Prior to all that I'd already put gas from those cans in my push mower (Jonsered AWD walk behind) and zero turn mower (Troybilt Mustang 50" with the Kohler 2 cylinder engine.) The Jonsered would not start at all. Pulled the rope till I was ready to shoot it and put it out of my misery.

The big Kohler fired right up with a puff of white smoke and I cut the yard with it. Only thing I noticed was in tall grass it would sort of lug down and rattle as it puffed white smoke till it got out of the tall grass and the load on the engine stopped. That was all the effect the bad gas had on the Kohler. The Jonsered had to have the carb pulled and cleaned and the gas tank drained and refilled with good gas.
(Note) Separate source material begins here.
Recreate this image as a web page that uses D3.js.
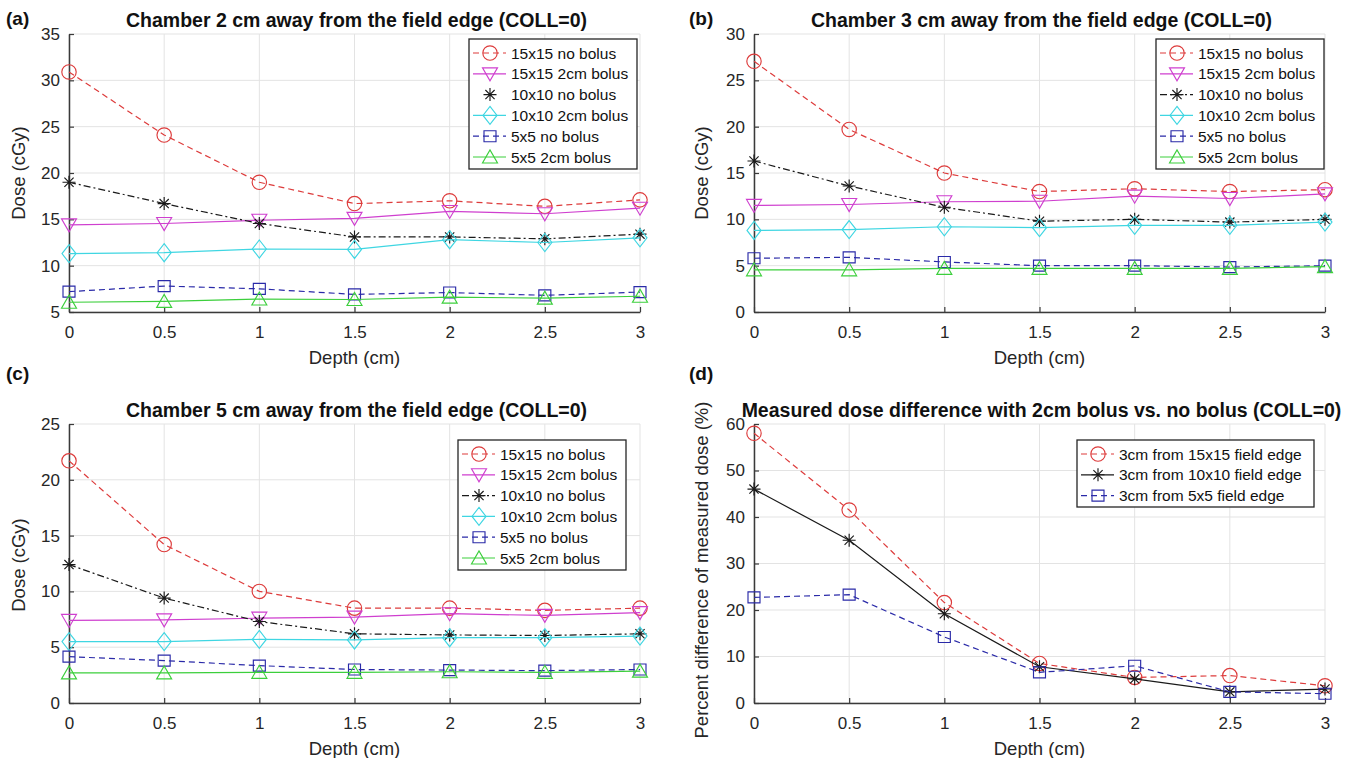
<!DOCTYPE html>
<html><head><meta charset="utf-8">
<script src="https://cdn.jsdelivr.net/npm/d3@7"></script>
<style>
body{margin:0;background:#fff;}
svg{display:block;font-family:"Liberation Sans",Arial,Helvetica,sans-serif;}
</style>
</head><body><svg id="chart" width="1354" height="758"></svg>
<script>
// ---------------- DATA ----------------
const depth = [0, 0.5, 1, 1.5, 2, 2.5, 3];
const xTickLabels = ["0", "0.5", "1", "1.5", "2", "2.5", "3"];
const doseSeriesNames = ["15x15 no bolus", "15x15 2cm bolus", "10x10 no bolus", "10x10 2cm bolus", "5x5 no bolus", "5x5 2cm bolus"];
const diffSeriesNames = ["3cm from 15x15 field edge", "3cm from 10x10 field edge", "3cm from 5x5 field edge"];

// (a) chamber 2 cm away
const a15NoBolus = [30.9, 24.1, 19.0, 16.7, 17.0, 16.4, 17.1];
const a15Bolus   = [14.4, 14.55, 14.9, 15.1, 15.85, 15.6, 16.2];
const a10NoBolus = [19.0, 16.7, 14.55, 13.1, 13.1, 12.9, 13.4];
const a10Bolus   = [11.3, 11.4, 11.8, 11.75, 12.8, 12.5, 13.0];
const a5NoBolus  = [7.2, 7.8, 7.5, 6.9, 7.1, 6.8, 7.15];
const a5Bolus    = [6.05, 6.15, 6.4, 6.35, 6.6, 6.5, 6.7];
// (b) chamber 3 cm away
const b15NoBolus = [27.05, 19.7, 15.0, 13.0, 13.3, 13.0, 13.2];
const b15Bolus   = [11.5, 11.6, 11.9, 11.95, 12.5, 12.25, 12.75];
const b10NoBolus = [16.3, 13.6, 11.3, 9.8, 10.0, 9.7, 10.0];
const b10Bolus   = [8.8, 8.9, 9.2, 9.1, 9.35, 9.35, 9.7];
const b5NoBolus  = [5.8, 5.9, 5.4, 5.0, 5.0, 4.85, 5.0];
const b5Bolus    = [4.55, 4.55, 4.7, 4.7, 4.7, 4.7, 4.9];
// (c) chamber 5 cm away
const c15NoBolus = [21.7, 14.2, 10.0, 8.5, 8.5, 8.3, 8.5];
const c15Bolus   = [7.4, 7.45, 7.6, 7.7, 8.0, 7.85, 8.1];
const c10NoBolus = [12.4, 9.4, 7.3, 6.2, 6.1, 6.05, 6.2];
const c10Bolus   = [5.5, 5.5, 5.7, 5.65, 5.85, 5.85, 6.0];
const c5NoBolus  = [4.15, 3.8, 3.35, 3.0, 2.95, 2.9, 3.0];
const c5Bolus    = [2.7, 2.7, 2.75, 2.75, 2.8, 2.75, 2.85];
// (d) percent difference
const d15 = [58.0, 41.5, 21.6, 8.5, 5.5, 5.9, 3.7];
const d10 = [46.0, 35.0, 19.2, 7.8, 5.2, 2.4, 3.0];
const d5  = [22.7, 23.3, 14.2, 6.6, 8.0, 2.4, 2.0];

const yTicksA = [5, 10, 15, 20, 25, 30, 35];
const yTicksB = [0, 5, 10, 15, 20, 25, 30];
const yTicksC = [0, 5, 10, 15, 20, 25];
const yTicksD = [0, 10, 20, 30, 40, 50, 60];

const panelTitles = [
  "Chamber 2 cm away from the field edge (COLL=0)",
  "Chamber 3 cm away from the field edge (COLL=0)",
  "Chamber 5 cm away from the field edge (COLL=0)",
  "Measured dose difference with 2cm bolus vs. no bolus (COLL=0)"
];
const panelLabels = ["(a)", "(b)", "(c)", "(d)"];
const yLabels = ["Dose (cGy)", "Dose (cGy)", "Dose (cGy)", "Percent difference of measured dose (%)"];
const xLabel = "Depth (cm)";

// ---------------- STYLES ----------------
const RED = "#dd3b3b", MAG = "#cf3fcf", BLK = "#1a1a1a", CYA = "#3fd6e2", BLU = "#2a2aa8", GRN = "#3ccf3c";
const DASH = "6,4", DASHDOT = "7,3,2,3";
const doseStyles = [
  {color: RED, dash: DASH, marker: "circle"},
  {color: MAG, dash: null, marker: "tridown"},
  {color: BLK, dash: DASHDOT, marker: "asterisk"},
  {color: CYA, dash: null, marker: "diamond"},
  {color: BLU, dash: DASH, marker: "square"},
  {color: GRN, dash: null, marker: "triup"}
];
const diffStyles = [
  {color: RED, dash: DASH, marker: "circle"},
  {color: BLK, dash: null, marker: "asterisk"},
  {color: BLU, dash: DASH, marker: "square"}
];

const panels = [
  {left: 69, right: 640, top: 34, bottom: 312, yDomain: [5, 35], yTicks: yTicksA,
   series: [a15NoBolus, a15Bolus, a10NoBolus, a10Bolus, a5NoBolus, a5Bolus], names: doseSeriesNames, styles: doseStyles,
   legend: {x: 469, y: 39, w: 168, h: 130, noLine: [2]}, labelPos: [6, 25], ylabelY: 173},
  {left: 754, right: 1325, top: 34, bottom: 312, yDomain: [0, 30], yTicks: yTicksB,
   series: [b15NoBolus, b15Bolus, b10NoBolus, b10Bolus, b5NoBolus, b5Bolus], names: doseSeriesNames, styles: doseStyles,
   legend: {x: 1156, y: 39, w: 168, h: 130, noLine: []}, labelPos: [689, 25], ylabelY: 173},
  {left: 69, right: 640, top: 424, bottom: 703, yDomain: [0, 25], yTicks: yTicksC,
   series: [c15NoBolus, c15Bolus, c10NoBolus, c10Bolus, c5NoBolus, c5Bolus], names: doseSeriesNames, styles: doseStyles,
   legend: {x: 458, y: 440, w: 168, h: 130, noLine: []}, labelPos: [6, 380], ylabelY: 565},
  {left: 754, right: 1325, top: 424, bottom: 703, yDomain: [0, 60], yTicks: yTicksD,
   series: [d15, d10, d5], names: diffSeriesNames, styles: diffStyles,
   legend: {x: 1077, y: 440, w: 237, h: 67, noLine: []}, labelPos: [689, 380], ylabelY: 570}
];

const svg = d3.select("#chart");
const TXT = "#262626";

function markerPath(type) {
  switch (type) {
    case "circle": return d3.symbol(d3.symbolCircle, Math.PI * 7.2 * 7.2)();
    case "tridown": return "M-7.5,-6L7.5,-6L0,7Z";
    case "triup": return "M-7.5,6L7.5,6L0,-7Z";
    case "diamond": return "M0,-9L7,0L0,9L-7,0Z";
    case "square": return "M-6,-5.5L6,-5.5L6,5.5L-6,5.5Z";
    case "asterisk": return "M0,-6.5L0,6.5M-6.5,0L6.5,0M-4.6,-4.6L4.6,4.6M-4.6,4.6L4.6,-4.6";
  }
}

panels.forEach((p, pi) => {
  const g = svg.append("g");
  const x = d3.scaleLinear().domain([0, 3]).range([p.left, p.right]);
  const y = d3.scaleLinear().domain(p.yDomain).range([p.bottom, p.top]);

  // grid
  g.append("g").selectAll("line").data(depth).join("line")
    .attr("x1", d => x(d)).attr("x2", d => x(d)).attr("y1", p.top).attr("y2", p.bottom)
    .attr("stroke", "#e3e3e3").attr("stroke-width", 1);
  g.append("g").selectAll("line").data(p.yTicks).join("line")
    .attr("x1", p.left).attr("x2", p.right).attr("y1", d => y(d)).attr("y2", d => y(d))
    .attr("stroke", "#e3e3e3").attr("stroke-width", 1);

  // axes via d3
  const xAxis = d3.axisBottom(x).tickValues(depth).tickSizeInner(-5).tickSizeOuter(0)
    .tickFormat((d, i) => xTickLabels[i]).tickPadding(10);
  const yAxis = d3.axisLeft(y).tickValues(p.yTicks).tickSizeInner(-5).tickSizeOuter(0)
    .tickFormat(d3.format("d")).tickPadding(9);
  const gx = g.append("g").attr("transform", `translate(0,${p.bottom})`).call(xAxis);
  const gy = g.append("g").attr("transform", `translate(${p.left},0)`).call(yAxis);
  [gx, gy].forEach(a => {
    a.select(".domain").attr("stroke", "#3a3a3a").attr("stroke-width", 1.5);
    a.selectAll(".tick line").attr("stroke", "#3a3a3a").attr("stroke-width", 1.2);
    a.selectAll(".tick text").attr("fill", TXT).style("font-size", "17px")
      .style("font-family", '"Liberation Sans",Arial,sans-serif');
  });
  gx.selectAll(".tick text").attr("dy", "0.95em");

  // lines & markers
  const line = d3.line().x((d, i) => x(depth[i])).y(d => y(d));
  p.series.forEach((vals, si) => {
    const st = p.styles[si];
    g.append("path").datum(vals).attr("d", line).attr("fill", "none")
      .attr("stroke", st.color).attr("stroke-width", 1.2)
      .attr("stroke-dasharray", st.dash);
    g.append("g").selectAll("path").data(vals).join("path")
      .attr("transform", (d, i) => `translate(${x(depth[i])},${y(d)})`)
      .attr("d", markerPath(st.marker))
      .attr("fill", "none").attr("stroke", st.color).attr("stroke-width", 1.15);
  });

  // legend
  const L = p.legend;
  const lg = g.append("g");
  lg.append("rect").attr("x", L.x).attr("y", L.y).attr("width", L.w).attr("height", L.h)
    .attr("fill", "#fff").attr("stroke", "#262626").attr("stroke-width", 1.3);
  p.names.forEach((name, si) => {
    const st = p.styles[si];
    const cy = L.y + 14 + si * 20.8;
    if (!L.noLine.includes(si)) {
      lg.append("line").attr("x1", L.x + 4).attr("x2", L.x + 37).attr("y1", cy).attr("y2", cy)
        .attr("stroke", st.color).attr("stroke-width", 1.2).attr("stroke-dasharray", st.dash);
    }
    lg.append("path").attr("transform", `translate(${L.x + 21},${cy})`).attr("d", markerPath(st.marker))
      .attr("fill", "none").attr("stroke", st.color).attr("stroke-width", 1.15);
    lg.append("text").attr("x", L.x + 42).attr("y", cy).attr("dy", "0.36em")
      .attr("fill", "#111").style("font-size", "15.5px").text(name);
  });

  // title
  g.append("text").attr("x", (p.left + p.right) / 2 + 2).attr("y", p.top - 7)
    .attr("text-anchor", "middle").attr("fill", "#111").style("font-size", "19.5px").style("font-weight", "bold")
    .text(panelTitles[pi]);
  // panel label
  g.append("text").attr("x", p.labelPos[0]).attr("y", p.labelPos[1])
    .attr("fill", "#111").style("font-size", "19px").style("font-weight", "bold").text(panelLabels[pi]);
  // x label
  g.append("text").attr("x", (p.left + p.right) / 2).attr("y", p.bottom + 52)
    .attr("text-anchor", "middle").attr("fill", TXT).style("font-size", "18.5px").text(xLabel);
  // y label
  const ylx = pi % 2 === 0 ? 19 : 702;
  g.append("text").attr("transform", `translate(${ylx},${p.ylabelY}) rotate(-90)`)
    .attr("text-anchor", "middle").attr("dy", "0.35em").attr("fill", TXT).style("font-size", "18.5px")
    .text(yLabels[pi]);
});
</script>
</body></html>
I would not purposely abuse a Kohler by not doing the recommended oil/filter changes but they are some tough, awesome running engines.
 
About valve lash......unless you have hydraulic valve lifters, adjustment may be necessary. While it's dependent upon how much the unit is run, checking/adjusting the lash is going to be necessary. If there's an hour meter on the unit, maintenance may depend upon how many hours on the engine.
 
Generally speaking a valve lash adjustment is something I have done thousands of times. Check them before you touch any adjustment, Ever hear of checking tires before you balance them? If the unit is new and you are doing the first "adjustment" why not check the existing adjustment. In a car a valve adjustment is good for 30 k miles. At an average speed of 30 MPH that's 1000 hours. If you ran a generator constantly (24-7) a day, that's 168 hours a week.

Check them first.

Then you will know what changed. That gives you a report card on that engine in those circumstances.

I checked a Honda that had never been touched in 65k miles. Half of the valves needed no adjustment, the other half needed less that two thousandths to get them at max spec, where they could go another 65 k miles. (5k hours ?)
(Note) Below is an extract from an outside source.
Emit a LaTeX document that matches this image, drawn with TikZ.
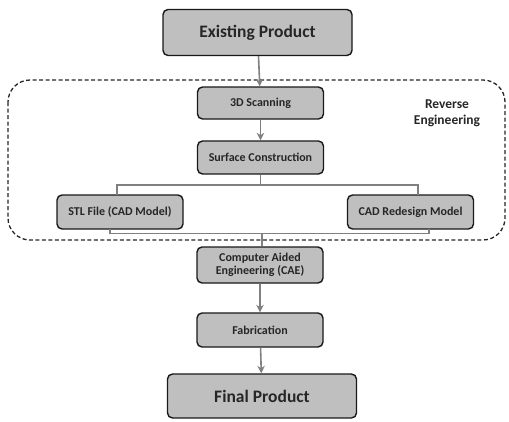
\documentclass[tikz,border=0pt]{standalone}
\usepackage{fontspec}
\setmainfont{Carlito}
\usepackage{xcolor}
\usetikzlibrary{arrows.meta, positioning, calc}
\definecolor{boxfill}{RGB}{191,191,191}
\definecolor{linegray}{RGB}{128,128,128}
\definecolor{textdark}{RGB}{38,38,38}
\tikzset{
	stepbox/.style={draw=black!90, fill=boxfill, rounded corners=5pt, line width=1.4pt, text=textdark, align=center, font=\bfseries\fontsize{12}{13}\selectfont, minimum width=126pt, minimum height=33pt, inner sep=1pt},
	endbox/.style={stepbox, minimum width=189pt, minimum height=46pt, font=\bfseries\fontsize{17.5}{20}\selectfont},
	flowarr/.style={->, draw=linegray, line width=1.6pt},
	joinline/.style={draw=linegray, line width=1.2pt},
	groupbox/.style={draw=black!85, dash pattern=on 4pt off 2.5pt, line width=1.3pt, rounded corners=22pt},
}

\begin{document}
\begin{tikzpicture}[x=1pt, y=-1pt, >={Stealth[length=7.5pt, width=7.5pt]}]
	\useasboundingbox (0,0) rectangle (509,421);
	% reverse engineering group
	\draw[groupbox] (8,80) rectangle (505,240);
	\node[font=\bfseries\fontsize{13.5}{16}\selectfont, text=textdark, align=center] (relabel) at (447,113) {Reverse\\Engineering};
	% stages
	\node[endbox] (exist) at (257.5,32.5) {Existing Product};
	\node[stepbox, minimum height=32pt] (scan) at (260.5,103) {3D Scanning};
	\node[stepbox] (surf) at (260.5,157.5) {Surface Construction};
	\node[stepbox, minimum height=34pt] (stl) at (120,212) {STL File (CAD Model)};
	\node[stepbox, minimum height=34pt] (cadr) at (410.5,212) {CAD Redesign Model};
	\node[stepbox, minimum height=36pt] (cae) at (260,265) {Computer Aided\\Engineering (CAE)};
	\node[stepbox, minimum height=34pt] (fab) at (260,330) {Fabrication};
	\node[endbox, minimum height=44pt] (final) at (262,396) {Final Product};
	% branch and join points
	\coordinate (split) at (260.5,185);
	\coordinate (stltop) at (117,195);
	\coordinate (cadtop) at (418,195);
	\coordinate (merge) at (262,233.5);
	\coordinate (stlbot) at (110,229);
	\coordinate (cadbot) at (429,229);
	% connectors
	\draw[flowarr] (exist) -- (scan);
	\draw[flowarr] (scan) -- (surf);
	\draw[joinline] (surf.south) -- (split);
	\draw[joinline] (stltop) |- (split) -| (cadtop);
	\draw[joinline] (stlbot) |- (merge) -| (cadbot);
	\draw[joinline] (merge) -- (cae.north -| merge);
	\draw[flowarr] (cae) -- (fab);
	\draw[flowarr] (fab) -- (final);
\end{tikzpicture}
\end{document}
Do the initial oil change and check the valve lash. If you watch the valves as you manually turn the engine over at 180 degrees after the intake valve has closed you are on top dead center and the valves are where they need to be to do a proper check.
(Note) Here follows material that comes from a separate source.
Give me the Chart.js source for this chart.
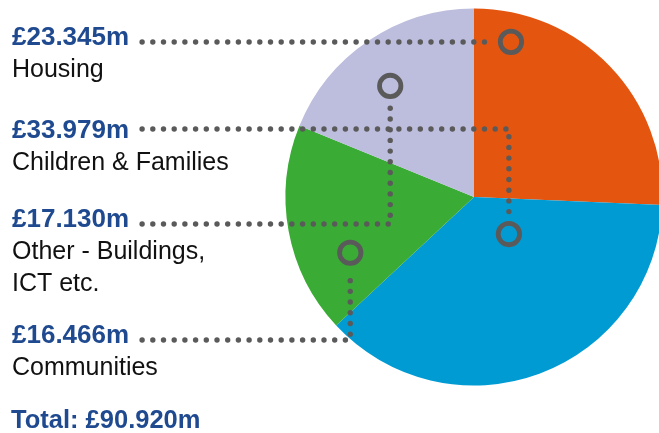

I totally agree with keeping service parts on hand.

Another way to check for TDC is to pull the plugs and check them for condition. With the plugs out crank the engine over until you feel compression in the plug holes. MOVE THE PLUG WIRES WHERE THEY WILL NOT SHOCK YOU!!!!!!!!!

Engines that run on propane or natural gas are very easy on spark plugs. If you see any significant deposits on the plugs, suspect fuel age, but not on natural gas.

Run the unit at least for 30 minutes every month, then check the oil. Change it at the manufacturers recommended intervals in hours running assuming you have an hour clock or timer.
 
Thankful my 18K Generac has hydraulic valve adjust. Sold my old BMW motorcycle a few years ago after doing valve adjusts on it for 42 years. That still leaves me two Deere mowers with Kawsaki V twin engines that call for periodic checks of the valve clearance. Adjustment similar to the BMW. Just need feeler gage and a couple wrenches. Not difficult, but not something I enjoy doing.
 
I have a Honda clone (Honeywell) 5500w/7000w surge and had a switch box installed to supply the whole house.
Heating duties are natural gas here, so that takes a bunch of the load off the generator. Cooking, central heating, showers, all natural gas.
I serviced the generator, start it up every 6 months.
My entire house will run on 25amps, the generator will provide 35a, so we're covered.
Caveat: our dryer is electric, so it can't be used, but no big deal really. We can use everything else.